Trusting in this setup, we soon realized that weight-sharing does indeed yield consistent and reliable improvements for the optimization of sets of configurations for different molecules. What we did not expect was that weight-sharing worked best when sharing almost all (~ 95 %) of the weights in our model. Our original intuition was that forcing 95 % of the model to perform the same computation across different configurations would make it impossible to find a solution that yields high accuricies for all configurations. We think that this suggests even a stronger regularity of wavefunctions within the space of nuclear geometries than originally anticipated. Further evidence for this is also provided by a very interesting concurrent approach named PESNet4, which was released shortly after our paper was first available as a preprint.

Seeing our results published after such a long journey was really a gratifying experience. Beyond that, we are very curious about which future directions the still young but vibrant field of deep QMC will take. Given the proven potential of the method and the large amount of talent currently involved in this endeavour, we are certain that exciting years are ahead.
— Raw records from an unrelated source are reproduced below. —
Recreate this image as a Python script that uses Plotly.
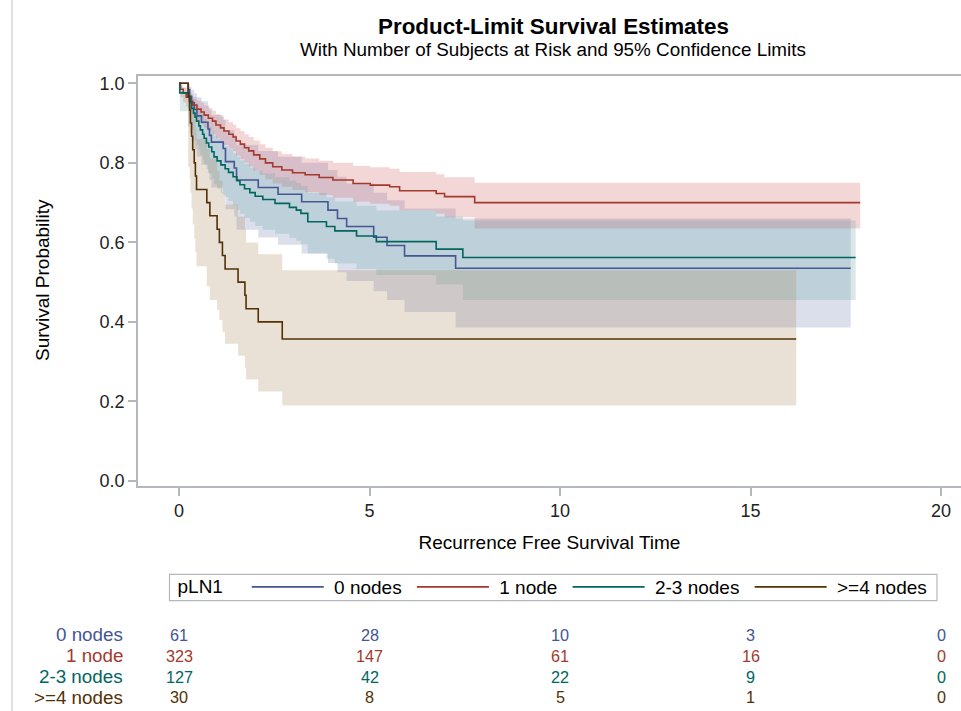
import plotly.graph_objects as go

# ---------------- data ----------------
group_names = ["0 nodes", "1 node", "2-3 nodes", ">=4 nodes"]

blue_t = [0, 0.24, 0.28, 0.33, 0.40, 0.47, 0.59, 0.76, 0.80, 0.85, 1.16, 1.22, 1.45, 1.51,
          2.08, 2.60, 3.22, 3.91, 4.16, 4.40, 5.11, 5.46, 5.92, 7.26]
blue_s = [1.0, 0.984, 0.967, 0.951, 0.934, 0.918, 0.902, 0.885, 0.869, 0.852, 0.836, 0.803,
          0.787, 0.757, 0.738, 0.721, 0.702, 0.681, 0.660, 0.640, 0.613, 0.592, 0.566, 0.535]
blue_lo = [1.0, 0.89, 0.875, 0.855, 0.835, 0.815, 0.795, 0.775, 0.757, 0.738, 0.72, 0.683,
           0.665, 0.632, 0.612, 0.594, 0.572, 0.548, 0.525, 0.503, 0.477, 0.455, 0.425, 0.386]
blue_hi = [1.0, 0.998, 0.992, 0.984, 0.975, 0.965, 0.955, 0.943, 0.932, 0.92, 0.908, 0.882,
           0.87, 0.845, 0.83, 0.815, 0.80, 0.782, 0.765, 0.748, 0.725, 0.706, 0.685, 0.66]
blue_end = 17.63

red_t = [0, 0.04, 0.11, 0.19, 0.27, 0.36, 0.47, 0.58, 0.66, 0.77, 0.88, 0.97, 1.09, 1.18,
         1.31, 1.42, 1.50, 1.61, 1.72, 1.83, 1.96, 2.12, 2.27, 2.46, 2.70, 2.98, 3.31, 3.68,
         4.04, 4.57, 5.02, 5.53, 5.79, 6.75, 6.97, 7.76]
red_s = [1.0, 0.985, 0.975, 0.965, 0.955, 0.945, 0.935, 0.928, 0.92, 0.912, 0.905, 0.895,
         0.888, 0.88, 0.872, 0.865, 0.855, 0.847, 0.838, 0.83, 0.82, 0.81, 0.80, 0.79, 0.782,
         0.775, 0.77, 0.763, 0.757, 0.748, 0.744, 0.74, 0.73, 0.723, 0.715, 0.70]
red_hi = [1.0, 0.995, 0.988, 0.981, 0.973, 0.965, 0.957, 0.951, 0.944, 0.937, 0.931, 0.922,
          0.916, 0.909, 0.902, 0.896, 0.887, 0.88, 0.872, 0.865, 0.856, 0.847, 0.838, 0.829,
          0.822, 0.816, 0.811, 0.805, 0.80, 0.792, 0.789, 0.785, 0.777, 0.771, 0.764, 0.75]
red_lo = [1.0, 0.965, 0.952, 0.94, 0.929, 0.917, 0.906, 0.898, 0.889, 0.88, 0.872, 0.861,
          0.853, 0.845, 0.836, 0.829, 0.818, 0.809, 0.80, 0.791, 0.78, 0.77, 0.759, 0.748,
          0.74, 0.732, 0.726, 0.719, 0.712, 0.702, 0.697, 0.692, 0.68, 0.672, 0.663, 0.635]
red_end = 17.88

teal_t = [0, 0.02, 0.25, 0.30, 0.33, 0.38, 0.42, 0.46, 0.52, 0.56, 0.62, 0.66, 0.72, 0.78,
          0.86, 0.92, 1.00, 1.10, 1.21, 1.30, 1.42, 1.52, 1.60, 1.72, 1.86, 2.00, 2.20, 2.52,
          2.90, 3.08, 3.20, 3.38, 3.87, 4.09, 4.66, 5.18, 6.75, 7.45]
teal_s = [1.0, 0.976, 0.965, 0.952, 0.937, 0.925, 0.915, 0.905, 0.893, 0.883, 0.872, 0.862,
          0.850, 0.840, 0.828, 0.815, 0.805, 0.795, 0.785, 0.776, 0.765, 0.755, 0.745, 0.735,
          0.725, 0.716, 0.708, 0.698, 0.688, 0.681, 0.673, 0.652, 0.640, 0.629, 0.616, 0.602,
          0.583, 0.562]
teal_hi = [1.0, 0.99, 0.985, 0.978, 0.968, 0.96, 0.953, 0.945, 0.935, 0.927, 0.918, 0.91,
           0.9, 0.891, 0.88, 0.869, 0.86, 0.851, 0.842, 0.834, 0.824, 0.815, 0.806, 0.797,
           0.788, 0.78, 0.773, 0.764, 0.755, 0.749, 0.742, 0.724, 0.713, 0.703, 0.692, 0.68,
           0.665, 0.655]
teal_lo = [1.0, 0.93, 0.915, 0.90, 0.883, 0.868, 0.857, 0.845, 0.832, 0.82, 0.808, 0.797,
           0.784, 0.773, 0.76, 0.746, 0.735, 0.724, 0.714, 0.704, 0.693, 0.682, 0.672, 0.661,
           0.651, 0.641, 0.632, 0.622, 0.611, 0.604, 0.595, 0.572, 0.559, 0.547, 0.533, 0.518,
           0.494, 0.455]
teal_end = 17.76

brown_t = [0, 0.24, 0.28, 0.30, 0.33, 0.36, 0.40, 0.43, 0.46, 0.73, 0.81, 1.00, 1.06, 1.14,
           1.21, 1.55, 1.73, 1.76, 2.08, 2.71]
brown_s = [1.0, 0.967, 0.933, 0.90, 0.867, 0.833, 0.80, 0.767, 0.733, 0.70, 0.667, 0.633,
           0.60, 0.567, 0.533, 0.50, 0.467, 0.433, 0.40, 0.357]
brown_hi = [1.0, 0.995, 0.98, 0.965, 0.95, 0.93, 0.91, 0.885, 0.86, 0.835, 0.81, 0.78, 0.755,
            0.725, 0.695, 0.665, 0.635, 0.60, 0.57, 0.53]
brown_lo = [1.0, 0.79, 0.76, 0.725, 0.685, 0.645, 0.61, 0.575, 0.54, 0.49, 0.455, 0.43, 0.405,
            0.375, 0.345, 0.315, 0.285, 0.255, 0.225, 0.19]
brown_end = 16.2

risk_times = [0, 5, 10, 15, 20]
risk_blue = [61, 28, 10, 3, 0]
risk_red = [323, 147, 61, 16, 0]
risk_teal = [127, 42, 22, 9, 0]
risk_brown = [30, 8, 5, 1, 0]

y_ticks = [0.0, 0.2, 0.4, 0.6, 0.8, 1.0]

# ---------------- styling ----------------
line_colors = ["#445694", "#A23A2E", "#01665E", "#543005"]
fill_colors = ["rgba(111,126,179,0.25)", "rgba(208,91,91,0.25)",
               "rgba(102,165,160,0.25)", "rgba(169,134,91,0.25)"]
FONT = "Liberation Sans, Arial, Helvetica, sans-serif"
NB = "\u00a0"

groups = [
    (blue_t, blue_s, blue_lo, blue_hi, blue_end, risk_blue),
    (red_t, red_s, red_lo, red_hi, red_end, risk_red),
    (teal_t, teal_s, teal_lo, teal_hi, teal_end, risk_teal),
    (brown_t, brown_s, brown_lo, brown_hi, brown_end, risk_brown),
]


def steps(t, v, end):
    xs, ys = [], []
    for i in range(len(t)):
        nxt = t[i + 1] if i + 1 < len(t) else end
        xs += [t[i], nxt]
        ys += [v[i], v[i]]
    return xs, ys


fig = go.Figure()

# confidence bands
for k, (t, s, lo, hi, end, _) in enumerate(groups):
    xu, yu = steps(t, hi, end)
    xl, yl = steps(t, lo, end)
    fig.add_trace(go.Scatter(
        x=xu + xl[::-1], y=yu + yl[::-1], fill="toself",
        fillcolor=fill_colors[k], line=dict(width=0), mode="lines",
        hoverinfo="skip", showlegend=False))

# survival curves
for k, (t, s, lo, hi, end, _) in enumerate(groups):
    fig.add_trace(go.Scatter(
        x=t + [end], y=s + [s[-1]], mode="lines", line_shape="hv",
        line=dict(color=line_colors[k], width=1.6),
        name=NB + group_names[k] + NB))

# geometry (pixels) -> plot area: x 138..961, y 76..486
L, T, B = 138, 76, 225
H = 711 - T - B


def py2paper(py):
    return (711 - B - py) / H


def px2paper(px):
    return (px - L) / (961 - L)


annotations = []
row_py = [634.5, 655.7, 676.5, 697.3]
for k, (_, _, _, _, _, risk) in enumerate(groups):
    yy = py2paper(row_py[k])
    annotations.append(dict(x=px2paper(125), y=yy, xref="paper", yref="paper",
                            text=group_names[k], showarrow=False, xanchor="right",
                            yanchor="middle", font=dict(size=18.8, color=line_colors[k], family=FONT)))
    for tt, n in zip(risk_times, risk):
        annotations.append(dict(x=tt, y=yy, xref="x", yref="paper", text=str(n),
                                showarrow=False, xanchor="center", yanchor="middle",
                                font=dict(size=16.2, color=line_colors[k], family=FONT)))

annotations.append(dict(x=px2paper(553), y=py2paper(50), xref="paper", yref="paper",
                        text="With Number of Subjects at Risk and 95% Confidence Limits",
                        showarrow=False, xanchor="center", yanchor="middle",
                        font=dict(size=18.85, color="#000", family=FONT)))
annotations.append(dict(x=px2paper(42), y=py2paper(280), xref="paper", yref="paper",
                        text="Survival Probability", textangle=-90, showarrow=False,
                        xanchor="center", yanchor="middle",
                        font=dict(size=19, color="#000", family=FONT)))

fig.update_layout(
    width=961, height=711,
    margin=dict(l=L, r=0, t=T, b=B),
    paper_bgcolor="white", plot_bgcolor="white",
    font=dict(family=FONT, color="#000"),
    title=dict(text="<b>Product-Limit Survival Estimates</b>", x=553.5 / 961, xanchor="center",
               y=1 - 26 / 711, yanchor="middle", yref="container",
               font=dict(size=22.4, color="#000", family=FONT)),
    xaxis=dict(range=[(L - 179) / 38.1, (961 - 179) / 38.1], tickvals=risk_times,
               ticktext=[str(v) for v in risk_times],
               showgrid=False, zeroline=False, showline=True, linecolor="#B4B8BC",
               linewidth=1.5, mirror=True, ticks="outside", ticklen=8, tickcolor="#B4B8BC",
               tickwidth=1.5, tickfont=dict(size=18, color="#222"),
               title=dict(text="Recurrence Free Survival Time", standoff=15,
                          font=dict(size=19, color="#000"))),
    yaxis=dict(range=[(481 - 486) / 397.7, (481 - 76) / 397.7], tickvals=y_ticks,
               tickformat=".1f", showgrid=False, zeroline=False, showline=True,
               linecolor="#B4B8BC", linewidth=1.5, ticks="outside", ticklen=8,
               tickcolor="#B4B8BC", tickwidth=1.5, tickfont=dict(size=18, color="#222")),
    legend=dict(orientation="h", x=px2paper(175.5), y=py2paper(568), xanchor="left",
                yanchor="top", borderwidth=0, bgcolor="rgba(0,0,0,0)", itemwidth=72,
                font=dict(size=19, color="#000", family=FONT),
                title=dict(text="pLN1   ", side="left", font=dict(size=19, color="#000"))),
    annotations=annotations,
    shapes=[
        dict(type="line", xref="paper", yref="paper", x0=px2paper(12), x1=px2paper(12),
             y0=py2paper(0), y1=py2paper(711), line=dict(color="#D4D4D4", width=1.5)),
        dict(type="rect", xref="paper", yref="paper", x0=px2paper(169.5), x1=px2paper(937),
             y0=py2paper(574.3), y1=py2paper(600.7), line=dict(color="#B4B8BC", width=1.2),
             fillcolor="rgba(0,0,0,0)"),
    ],
)

fig.write_html("out.html", config={"displayModeBar": False},
               post_script="document.body.style.margin='0px';")
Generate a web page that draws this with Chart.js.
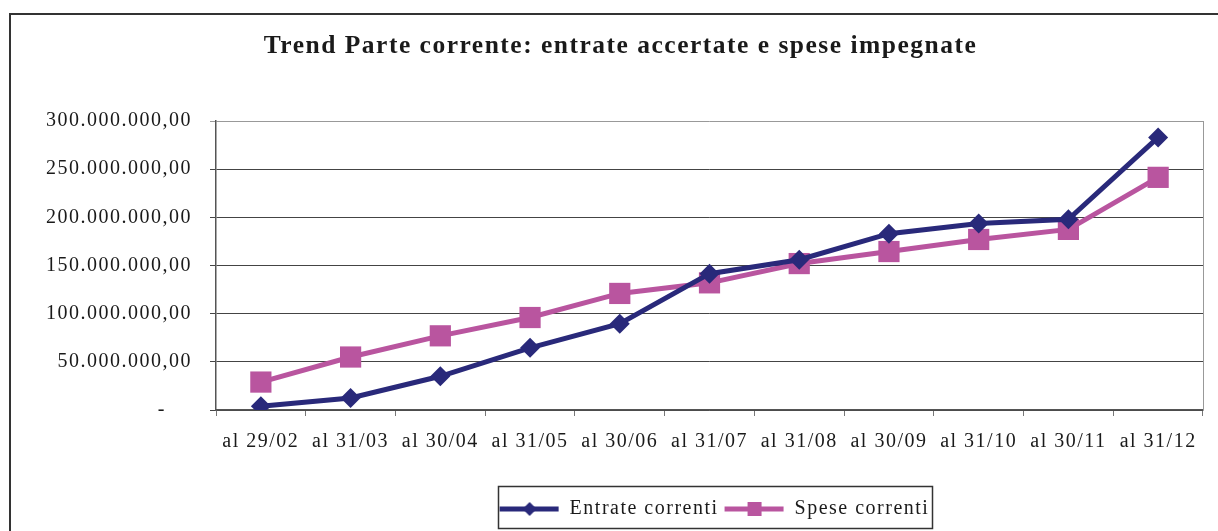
<!DOCTYPE html>
<html>
<head>
<meta charset="utf-8">
<script src="https://cdn.jsdelivr.net/npm/chart.js@4/dist/chart.umd.min.js"></script>
<style>
  html, body { margin: 0; padding: 0; background: #fff; }
  canvas { display: block; }
</style>
</head>
<body>
<canvas id="trend" width="1218" height="531"></canvas>
<script>
var categories = ['al 29/02', 'al 31/03', 'al 30/04', 'al 31/05', 'al 30/06', 'al 31/07',
                  'al 31/08', 'al 30/09', 'al 31/10', 'al 30/11', 'al 31/12'];
var entrateCorrenti = [4000000, 12500000, 35000000, 64500000, 89500000, 141500000,
                       156000000, 183000000, 193500000, 198000000, 283000000];
var speseCorrenti = [29000000, 55000000, 77000000, 96000000, 121000000, 132000000,
                     152000000, 164500000, 177000000, 187500000, 241500000];
var seriesNames = ['Entrate correnti', 'Spese correnti'];
var yTicks = { min: 0, max: 300000000, step: 50000000 };

var NAVY = '#29297a';
var PINK = '#b9559f';
var TEXT = '#1a1a1a';
var SERIF = '"Liberation Serif", "Times New Roman", serif';

// euro style number: 300.000.000,00 ; zero shown as a dash (accounting format)
function formatEuro(v) {
    if (v === 0) return '-    ';
    var s = Math.round(v).toString().replace(/\B(?=(\d{3})+(?!\d))/g, '.');
    return s + ',00';
}

// little line+marker pictures for the legend
function legendSymbol(color, shape) {
    var c = document.createElement('canvas');
    c.width = 70; c.height = 22;
    var g = c.getContext('2d');
    g.strokeStyle = color;
    g.lineWidth = 5;
    g.beginPath(); g.moveTo(5, 11); g.lineTo(64, 11); g.stroke();
    g.fillStyle = color;
    if (shape === 'diamond') {
        g.beginPath();
        g.moveTo(35, 4); g.lineTo(42, 11); g.lineTo(35, 18); g.lineTo(28, 11);
        g.closePath(); g.fill();
    } else {
        g.fillRect(28, 4, 14, 14);
    }
    return c;
}

var frame = {
    id: 'frame',
    beforeLayout: function(chart) { chart.ctx.letterSpacing = '1.5px'; },
    afterLayout: function(chart) {
        // title and legend sit right of centre in the original
        chart.titleBlock.left += 18;
        chart.titleBlock.right += 18;
        chart.legend.left += 112;
        chart.legend.right += 112;
    },
    beforeDraw: function(chart) {
        var ctx = chart.ctx;
        ctx.letterSpacing = '1.5px';
        ctx.save();
        ctx.fillStyle = '#fff';
        ctx.fillRect(0, 0, chart.width, chart.height);
        ctx.strokeStyle = '#333';
        ctx.lineWidth = 2;
        ctx.strokeRect(10, 14, chart.width + 20, chart.height + 20);
        ctx.restore();
    },
    afterDraw: function(chart) {
        var ctx = chart.ctx, a = chart.chartArea;
        ctx.save();
        ctx.strokeStyle = '#999';
        ctx.lineWidth = 1;
        ctx.beginPath();
        ctx.moveTo(a.right + 0.5, a.top);
        ctx.lineTo(a.right + 0.5, a.bottom);
        ctx.stroke();
        var boxes = chart.legend.legendHitBoxes;
        if (boxes && boxes.length) {
            var first = boxes[0], last = boxes[boxes.length - 1];
            var l = first.left - 2, r = last.left + last.width + 2;
            var t = first.top - 13, b = first.top + first.height + 9;
            ctx.strokeStyle = '#333';
            ctx.lineWidth = 1.5;
            ctx.strokeRect(Math.round(l) + 0.5, Math.round(t) + 0.5, Math.round(r - l), Math.round(b - t));
        }
        ctx.restore();
    }
};

var ctx = document.getElementById('trend').getContext('2d');
new Chart(ctx, {
    type: 'line',
    data: {
        labels: categories,
        datasets: [{
            label: seriesNames[0],
            data: entrateCorrenti,
            borderColor: NAVY,
            backgroundColor: NAVY,
            borderWidth: 5,
            pointStyle: 'rectRot',
            pointRadius: 10,
            pointBorderWidth: 0,
            pointBackgroundColor: NAVY,
            tension: 0
        }, {
            label: seriesNames[1],
            data: speseCorrenti,
            borderColor: PINK,
            backgroundColor: PINK,
            borderWidth: 5,
            pointStyle: 'rect',
            pointRadius: 15,
            pointBorderWidth: 0,
            pointBackgroundColor: PINK,
            tension: 0
        }]
    },
    options: {
        responsive: false,
        animation: false,
        layout: { padding: { top: 14, left: 0, right: 13, bottom: 2 } },
        plugins: {
            title: {
                display: true,
                text: 'Trend Parte corrente: entrate accertate e spese impegnate',
                color: TEXT,
                font: { family: SERIF, size: 25.5, weight: 'bold' },
                padding: { top: 17, bottom: 59.4 }
            },
            legend: {
                position: 'bottom',
                labels: {
                    color: TEXT,
                    font: { family: SERIF, size: 20 },
                    usePointStyle: true,
                    pointStyleWidth: 60,
                    padding: 6,
                    generateLabels: function(chart) {
                        return [
                            { text: seriesNames[0], pointStyle: legendSymbol(NAVY, 'diamond'), datasetIndex: 0, fontColor: TEXT, lineWidth: 0 },
                            { text: seriesNames[1], pointStyle: legendSymbol(PINK, 'square'), datasetIndex: 1, fontColor: TEXT, lineWidth: 0 }
                        ];
                    }
                }
            },
            tooltip: { enabled: false }
        },
        scales: {
            x: {
                offset: true,
                afterFit: function(scale) { scale.height = 83; },
                grid: {
                    offset: true,
                    drawOnChartArea: false,
                    drawTicks: true,
                    tickLength: 6,
                    color: '#777'
                },
                border: { display: true, color: '#555', width: 1.5 },
                ticks: {
                    color: TEXT,
                    font: { family: SERIF, size: 20 },
                    padding: 14,
                    maxRotation: 0,
                    autoSkip: false
                }
            },
            y: {
                min: yTicks.min,
                max: yTicks.max,
                afterFit: function(scale) { scale.width = 216; },
                grid: {
                    color: function(c) { return c.tick && c.tick.value === yTicks.max ? '#999' : '#444'; },
                    lineWidth: 1,
                    tickLength: 6,
                    drawTicks: true
                },
                border: { display: true, color: '#555', width: 1.5 },
                ticks: {
                    stepSize: yTicks.step,
                    color: TEXT,
                    font: { family: SERIF, size: 20 },
                    padding: 18,
                    callback: function(v) { return formatEuro(v); }
                }
            }
        }
    },
    plugins: [frame]
});
</script>
</body>
</html>
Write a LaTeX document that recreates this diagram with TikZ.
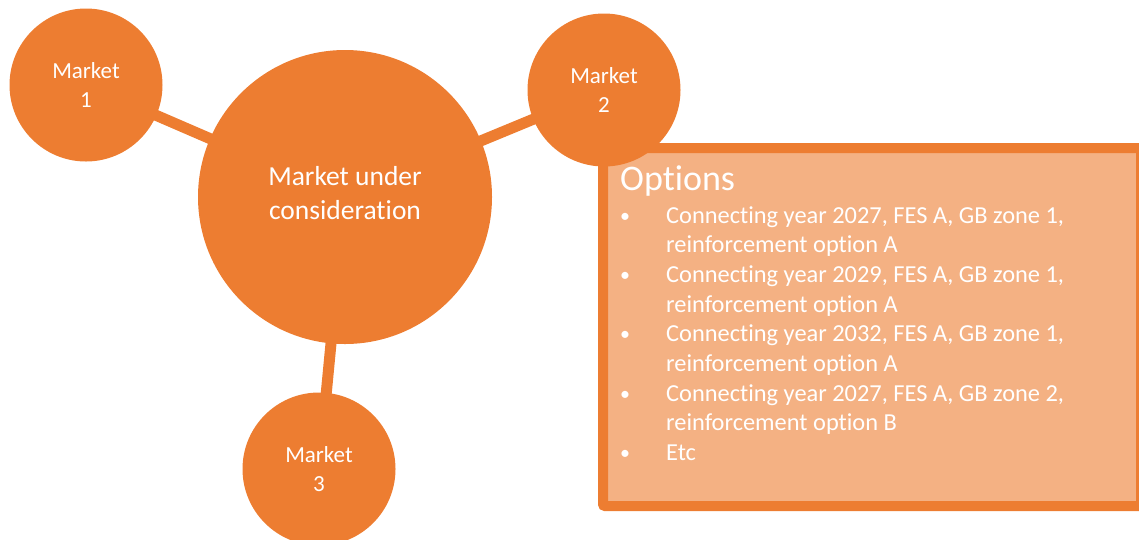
\documentclass[tikz,border=0pt]{standalone}
\usepackage{fontspec}
\setmainfont{Carlito}[Ligatures=NoCommon]
\definecolor{acc}{HTML}{ED7D31}
\definecolor{accl}{HTML}{F4B183}
\pgfdeclarelayer{bg}
\pgfsetlayers{bg,main}
\tikzset{
  market/.style={circle, fill=acc, draw=none, text=white, align=center, inner sep=0pt,
    font=\fontsize{23}{29}\selectfont},
  link/.style={draw=acc, line width=11pt},
  boxtext/.style={anchor=base west, text=white, inner sep=0pt, font=\fontsize{24.4}{29}\selectfont},
  bullet/.style={anchor=base west, text=white, inner sep=0pt, font=\fontsize{20}{24}\selectfont},
}
\begin{document}
\begin{tikzpicture}[x=1pt,y=-1pt]
\useasboundingbox (0,0) rectangle (1139,539);
\clip (0,0) rectangle (1139,539);
% options box
\node[draw=acc, fill=accl, line width=10pt, minimum width=538pt, minimum height=358pt,
  rounded corners=2pt, inner sep=0pt] (box) at (872,327) {};
% circles
\node[market, minimum size=153pt] (m1) at (86,85) {Market\\1};
\node[market, minimum size=153pt] (m2) at (604,90) {Market\\2};
\node[market, minimum size=153pt] (m3) at (319,469) {Market\\3};
\node[market, minimum size=294pt] (c) at (345,197) {};
\node[text=white, align=center, inner sep=0pt, font=\fontsize{27.5}{34}\selectfont] (ct) at (345,193) {Market under\\consideration};
% connectors
\begin{pgfonlayer}{bg}
\draw[link] (m1.center) -- (c.center);
\draw[link] (m2.center) -- (c.center);
\draw[link] (m3.center) -- (c.center);
\end{pgfonlayer}
% box text
\node[boxtext, font=\fontsize{36}{40}\selectfont] (opt) at (620,190) {Options};
\node[bullet] (b1) at (620,222) {•};
\node[boxtext] (t1) at (666,223) {Connecting year 2027, FES A, GB zone 1,};
\node[boxtext] (t1b) at (666,252.7) {reinforcement option A};
\node[bullet] (b2) at (620,281.4) {•};
\node[boxtext] (t2) at (666,282.4) {Connecting year 2029, FES A, GB zone 1,};
\node[boxtext] (t2b) at (666,312.1) {reinforcement option A};
\node[bullet] (b3) at (620,340.8) {•};
\node[boxtext] (t3) at (666,341.8) {Connecting year 2032, FES A, GB zone 1,};
\node[boxtext] (t3b) at (666,371.5) {reinforcement option A};
\node[bullet] (b4) at (620,400.2) {•};
\node[boxtext] (t4) at (666,401.2) {Connecting year 2027, FES A, GB zone 2,};
\node[boxtext] (t4b) at (666,430.9) {reinforcement option B};
\node[bullet] (b5) at (620,459.6) {•};
\node[boxtext] (t5) at (666,460.6) {Etc};
\end{tikzpicture}
\end{document}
1. Han, J., Zhang, L., & Weinan, E. (2019). Solving many-electron Schrödinger equation using deep neural networks. Journal of Computational Physics, 399, 108929.

2. Pfau, D., Spencer, J. S., Matthews, A. G., & Foulkes, W. M. C. (2020). Ab initio solution of the many-electron Schrödinger equation with deep neural networks. Physical Review Research, 2(3), 033429.

3. Hermann, J., Schätzle, Z., & Noé, F. (2020). Deep-neural-network solution of the electronic Schrödinger equation. Nature Chemistry, 12(10), 891-897.

4. Gao, N., & Günnemann, S. (2021). Ab-Initio Potential Energy Surfaces by Pairing GNNs with Neural Wave Functions. arXiv preprint arXiv:2110.05064.